CAMBRIDGE (IFLScience)—A multidisciplinary research team from the Massachusetts Institute of Technology has examined the languages of the world and categorized them on how widely certain forms of media are translated into other languages, IFLScience reports.
The researchers began to form their Global Language Network by identifying sources of media that had been translated into multiple languages. This included analyzing data from books, Wikipedia, and Twitter. The data set for the books included 2.2 million volumes that represented over 1,000 languages. Books that were translated from one language into another were connected in their data map. Articles on Wikipedia that had been edited by humans, not bots, were analyzed to see if editors were writing in multiple languages. The Twitter data consisted of tweets sent by 17 million users, spanning 73 languages. If a Twitter user sent out tweets in multiple languages, those languages were connected.
Armenian was the 48th most influential language in the books translations rankings, coming in 59th for Wikipedia results, and 57th for Tweets.
English was the largest hub for information to be translated from one language into another in all three data sets. Russian, German, and Spanish also serve as hubs to other languages, but to a lesser extent compared to English.
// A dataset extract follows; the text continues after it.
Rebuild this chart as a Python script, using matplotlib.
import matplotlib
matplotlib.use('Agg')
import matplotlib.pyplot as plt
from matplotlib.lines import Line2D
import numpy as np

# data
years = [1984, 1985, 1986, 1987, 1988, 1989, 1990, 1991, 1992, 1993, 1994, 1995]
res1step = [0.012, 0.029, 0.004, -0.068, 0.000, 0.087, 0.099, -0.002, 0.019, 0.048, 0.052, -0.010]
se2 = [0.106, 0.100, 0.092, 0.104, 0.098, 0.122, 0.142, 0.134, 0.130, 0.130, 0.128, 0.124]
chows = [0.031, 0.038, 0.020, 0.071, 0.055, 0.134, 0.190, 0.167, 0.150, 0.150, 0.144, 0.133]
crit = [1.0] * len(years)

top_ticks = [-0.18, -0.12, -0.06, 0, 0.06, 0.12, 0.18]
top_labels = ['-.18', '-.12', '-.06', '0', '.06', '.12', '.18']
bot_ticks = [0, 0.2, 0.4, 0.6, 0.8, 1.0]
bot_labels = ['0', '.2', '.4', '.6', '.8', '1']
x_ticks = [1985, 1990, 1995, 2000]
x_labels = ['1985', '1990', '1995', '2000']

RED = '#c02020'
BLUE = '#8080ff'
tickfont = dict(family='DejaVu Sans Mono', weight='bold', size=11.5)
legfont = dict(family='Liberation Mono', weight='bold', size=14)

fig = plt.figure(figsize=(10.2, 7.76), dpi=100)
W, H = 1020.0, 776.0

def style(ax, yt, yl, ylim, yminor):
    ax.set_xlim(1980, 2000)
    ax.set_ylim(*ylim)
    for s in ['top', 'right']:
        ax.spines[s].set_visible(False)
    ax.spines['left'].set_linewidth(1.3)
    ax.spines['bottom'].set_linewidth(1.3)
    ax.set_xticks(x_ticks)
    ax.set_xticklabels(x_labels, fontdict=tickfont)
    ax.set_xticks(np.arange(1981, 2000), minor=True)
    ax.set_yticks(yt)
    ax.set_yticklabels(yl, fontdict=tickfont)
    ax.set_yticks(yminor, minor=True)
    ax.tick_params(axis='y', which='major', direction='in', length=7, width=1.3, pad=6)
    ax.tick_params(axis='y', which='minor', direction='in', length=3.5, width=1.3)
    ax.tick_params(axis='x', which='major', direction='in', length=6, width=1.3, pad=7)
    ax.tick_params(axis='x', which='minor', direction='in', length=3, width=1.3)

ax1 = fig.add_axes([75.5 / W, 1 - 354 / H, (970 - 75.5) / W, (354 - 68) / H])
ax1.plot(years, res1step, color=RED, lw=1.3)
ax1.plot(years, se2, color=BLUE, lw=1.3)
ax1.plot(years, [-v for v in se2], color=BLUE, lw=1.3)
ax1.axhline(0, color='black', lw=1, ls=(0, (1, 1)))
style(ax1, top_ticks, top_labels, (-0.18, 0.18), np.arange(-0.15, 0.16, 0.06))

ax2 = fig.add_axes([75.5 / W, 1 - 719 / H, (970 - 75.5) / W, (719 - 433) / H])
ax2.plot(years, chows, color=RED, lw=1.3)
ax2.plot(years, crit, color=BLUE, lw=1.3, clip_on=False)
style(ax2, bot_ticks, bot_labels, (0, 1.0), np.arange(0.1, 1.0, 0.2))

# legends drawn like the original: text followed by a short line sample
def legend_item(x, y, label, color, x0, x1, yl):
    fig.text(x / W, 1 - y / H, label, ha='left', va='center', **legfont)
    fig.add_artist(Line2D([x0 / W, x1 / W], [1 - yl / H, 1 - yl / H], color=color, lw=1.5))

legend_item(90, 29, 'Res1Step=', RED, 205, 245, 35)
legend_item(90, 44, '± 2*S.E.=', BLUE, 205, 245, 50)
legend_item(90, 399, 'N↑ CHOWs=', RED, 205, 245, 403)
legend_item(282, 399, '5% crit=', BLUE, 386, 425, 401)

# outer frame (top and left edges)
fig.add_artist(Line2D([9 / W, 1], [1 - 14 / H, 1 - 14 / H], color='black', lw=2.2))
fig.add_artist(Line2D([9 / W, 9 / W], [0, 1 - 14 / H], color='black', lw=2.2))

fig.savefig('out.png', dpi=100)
“Of the many languages that have ever been spoken, only a few of them have been able to achieve global prominence; they have been important enough to become a global language,” Cesar Hidalgo, who led the research, said.
In the visualization, languages are represented by circles that are sized according to either its number of native speakers, the GDP per capita of that language’s speakers, or its Eigenvector Centrality, a measure of influence within networks. The circles are color-coded according to each language family (English is an Indo-European language, for instance, while Arabic is Afro-Asiatic).